Лев Квин - ...Начинают и проигрывают
Они поколдовали над ногой, обменялись непонятными для меня латинскими терминами. Потом Куранов сказал, по своему обыкновению очень строго, словно выговаривая за что-то:
— У вас воспаление. Будете ежедневно ходить на лечение. Обождите, сейчас принесу вам временный пропуск.
Он вышел.
— Поможет? — спросил я Бориса Семеновича.
— Новое средство. Весьма эффективное. Вам повезло — пока еще оно имеется только в нашем госпитале.
— Ваше собственное изобретение? — я с трудом натягивал сапог.
Он утвердительно кивнул.
— Во всяком случае, мы — основной испытательный полигон… Только, пожалуйста, — никому! — Это строго секретно.
— Лекарство?!
— Лекарство! Враги интересуются всем…
В этот момент вернулся Куранов с пропуском.
— Берите. Не нужно будет каждый раз обманывать часовых.
Я поблагодарил чисто механически. Совсем другим была занята голова.
Неужели я разгадал, что имел в виду Глеб Максимович, когда вскользь упомянул о липучке — сладкой клейкой бумаге для приманивания и уничтожения мух?
На улице ветер. Через дорогу, извиваясь, ползут торопливые снежные змейки. Начинается метель, самая подходящая погодка для Нового года. Я отвернул голову, чтобы снег не бил в лицо, и пошел на таран.
— Виктор! Подождите, Виктор!
Через дорогу в мою сторону движется что-то большое и лохматое. Адвокат Арсеньев!
— Вы же в больнице, Евгений Ильич!
— Был, был! — Старик явно обрадован встрече — и мне тоже приятно. — Я кое-как переношу свою болезнь, но переносить еще и докторов — это уж слишком…
— Нет, я не сбежал, милый Виктор. Меня просто отпустили. Умирающий друг — против такого аргумента не устоит ни один врач.
— Друг?!
— Друг. — Арсеньев отстранился, словно не веря. — Разве вы больше не в отделении?
— Видите ли, Евгений Ильич, я временно прикомандирован к… — я замялся.
Он пришел на помощь:
— К другой организации?… И ничего не знаете про Павла Викентьевича?
— Он?!
— Это героический человек, милый Виктор! Два года ходить со смертельной болезнью, как с ножом в сердце, знать, что ты обречен, терпеть адские муки…
Я слушал, и холодные мурашки медленно ползли по спине, словно от озноба. Майор Антонов. Пустой взгляд, ледяные глаза, безразличный голос, слова, медленно, словно нехотя процеживаемые сквозь плотно сжатые зубы, а потому особенно обидные: «Идите, я подумаю. После зайдёте еще раз»… Мы, оскорбленные, насмешничали — приступ высокомерия, недержание чванства. А человек, оказывается, собирал в кулак свою волю, чтобы не потерять сознание от дикой боли во время все учащающихся приступов…

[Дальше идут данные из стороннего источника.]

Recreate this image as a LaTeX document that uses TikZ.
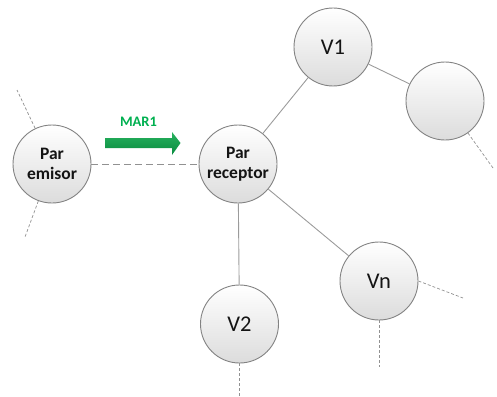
\documentclass[tikz,border=0pt]{standalone}
\usepackage{fontspec}
\setmainfont{Carlito}
\begin{document}
\begin{tikzpicture}[x=1pt,y=-1pt,
  peer/.style={circle, draw={rgb,255:red,130;green,130;blue,130}, line width=0.9pt,
    minimum size=78pt, inner sep=0pt, align=center,
    top color=white, bottom color={rgb,255:red,220;green,220;blue,220},
    text={rgb,255:red,20;green,20;blue,20}},
  pairlbl/.style={font=\fontsize{17.5}{20}\selectfont\bfseries},
  vlbl/.style={font=\fontsize{22.5}{26}\selectfont},
  link/.style={draw={rgb,255:red,155;green,155;blue,155}, line width=0.9pt},
  stub/.style={draw={rgb,255:red,145;green,145;blue,145}, line width=0.7pt, dash pattern=on 3pt off 2pt},
  longdash/.style={draw={rgb,255:red,145;green,145;blue,145}, line width=0.8pt, dash pattern=on 7pt off 4pt},
]
\useasboundingbox (0,0) rectangle (497,396);

% peers
\node[peer, pairlbl] (emisor) at (52,164) {Par\\emisor};
\node[peer, pairlbl] (receptor) at (238,164) {Par\\receptor};
\node[peer, vlbl] (v1) at (333,47) {V1};
\node[peer] (blank) at (445,101) {};
\node[peer, vlbl] (v2) at (239.5,324) {V2};
\node[peer, vlbl] (vn) at (379,281) {Vn};

% loose ends of the overlay
\coordinate (eu) at (17,90);
\coordinate (el) at (25,237);
\coordinate (br) at (493,168);
\coordinate (vnr) at (463,298);
\coordinate (vnd) at (379,367);
\coordinate (v2d) at (239.5,396);

% links
\path[longdash] (emisor) -- (receptor);
\path[link] (receptor) -- (v1);
\path[link] (receptor) -- (v2);
\path[link] (receptor) -- (vn);
\path[link] (v1) -- (blank);

\path[stub] (emisor) -- (eu);
\path[stub] (emisor) -- (el);
\path[stub] (blank) -- (br);
\path[stub] (vn.east) -- (vnr);
\path[stub] (vn.south) -- (vnd);
\path[stub] (v2.south) -- (v2d);

% MAR1 block arrow
\path[top color={rgb,255:red,40;green,178;blue,95}, bottom color={rgb,255:red,8;green,138;blue,62}]
  (105,138) -- (172,138) -- (172,132) -- (180.5,143) -- (172,155) -- (172,148) -- (105,148) -- cycle;
\node[font=\fontsize{14.5}{16}\selectfont\bfseries, text={rgb,255:red,0;green,176;blue,80}] (mar) at (138.5,122) {MAR1};
\end{tikzpicture}
\end{document}
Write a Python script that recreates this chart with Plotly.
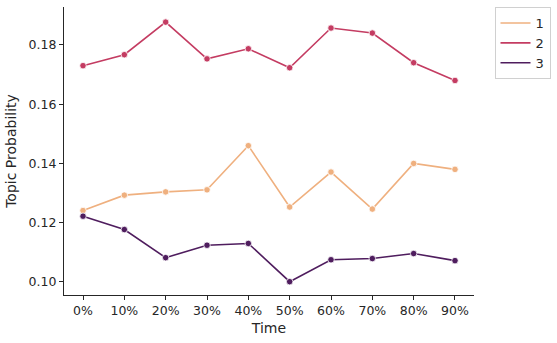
import plotly.graph_objects as go

# 數據
time_labels = ["0%", "10%", "20%", "30%", "40%", "50%", "60%", "70%", "80%", "90%"]
topic_1 = [0.1241, 0.1293, 0.1304, 0.1311, 0.1460, 0.1253, 0.1371, 0.1246, 0.1400, 0.1380]
topic_2 = [0.1730, 0.1767, 0.1877, 0.1753, 0.1787, 0.1723, 0.1857, 0.1840, 0.1740, 0.1680]
topic_3 = [0.1222, 0.1177, 0.1082, 0.1124, 0.1130, 0.1001, 0.1075, 0.1079, 0.1096, 0.1072]

series = [("1", topic_1, "#efb07f"), ("2", topic_2, "#c43c62"), ("3", topic_3, "#4f1d5e")]

fig = go.Figure()
for name, vals, color in series:
    fig.add_trace(go.Scatter(
        x=list(range(len(time_labels))), y=vals, mode="lines+markers", name=name,
        line=dict(color=color, width=1.6), showlegend=False,
        marker=dict(color=color, size=6.5, line=dict(color="white", width=0.8)),
    ))
# 圖例只顯示線條
for name, vals, color in series:
    fig.add_trace(go.Scatter(x=[None], y=[None], mode="lines", name=name,
                             line=dict(color=color, width=1.6)))

axis_common = dict(showline=True, linecolor="#262626", linewidth=1.2, ticks="outside",
                   ticklen=4, tickwidth=1.2, tickcolor="#262626", showgrid=False, zeroline=False,
                   automargin=False, tickfont=dict(size=12.5, color="#262626"))

fig.update_layout(
    width=557, height=343,
    margin=dict(l=64, r=83, t=7, b=48),
    plot_bgcolor="white", paper_bgcolor="white",
    font=dict(family="DejaVu Sans", color="#262626"),
    xaxis=dict(**axis_common, range=[-0.46, 9.46], tickmode="array",
               tickvals=list(range(len(time_labels))), ticktext=time_labels,
               title=dict(text="Time", font=dict(size=14), standoff=6)),
    yaxis=dict(**axis_common, range=[0.0956, 0.1928], tickvals=[0.10, 0.12, 0.14, 0.16, 0.18],
               tickformat=".2f", title=dict(text="Topic Probability", font=dict(size=14), standoff=8)),
    legend=dict(x=1.05, y=1.0, xanchor="left", yanchor="top", bordercolor="#d0d0d0", borderwidth=1,
                font=dict(size=13), itemwidth=30, tracegroupgap=2),
)

fig.write_html("out.html", config={"displayModeBar": False},
               post_script="document.body.style.margin='0';")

— Что пожелать вам в наступающем году? — Арсеньев, прощаясь, долго не отпускал мою руку. — Здоровья, счастья… Чего еще?
— Пожалуй, хватит, Евгений Ильич.
— Нет, вот еще что — быть справедливым! И нужно-то для этого вроде совсем немного: ни специального образования, ни особых навыков, ни умения какого-то — всего лишь понимать других, чувствовать себя на их месте и в радости и в горе. Но, поверьте, нет ничего неважного, когда имеешь дело с людьми. Ведь несправедливость, допущенная даже как будто бы по отношению к одному, в конечном итоге оборачивается угрозой для всех.
— Как? — Меня поразила точность сказанного. — Несправедливость, допущенная по отношению к одному…
Да, да, именно так! Вот я чуть было не допустил несправедливость к Андрею. Кому она была бы на руку?
— Ох, это вы здорово, Евгений Ильич!
— Ну, ну, — мне было видно, как высоко поднялась, приоткрыв смеющийся глаз, его левая бровь. Не путайте меня, пожалуйста, с Шарлем Монтенем, Виктор. Он же как-никак меня лет на двести старше.
Темнота и усиливавшаяся метель скрыли его мгновенно, а я все еще смотрел вслед, пытаясь угадать в снежной завесе знакомый силуэт в длиннополом пальто.
Резкий порыв ветра донес голос репродуктора с городской площади. Передавали вечернюю сводку Совинформбюро.
— …Западне Невеля… наступательные бои… более шестидесяти населенных пунктов…
Ого, уже двенадцатый час! Надо торопиться.
Примечания
1
Здесь и далее курсивом выделены отсутствовавшие на истрепанном последнем листе бумажной книге слова — восстановлены по смыслу.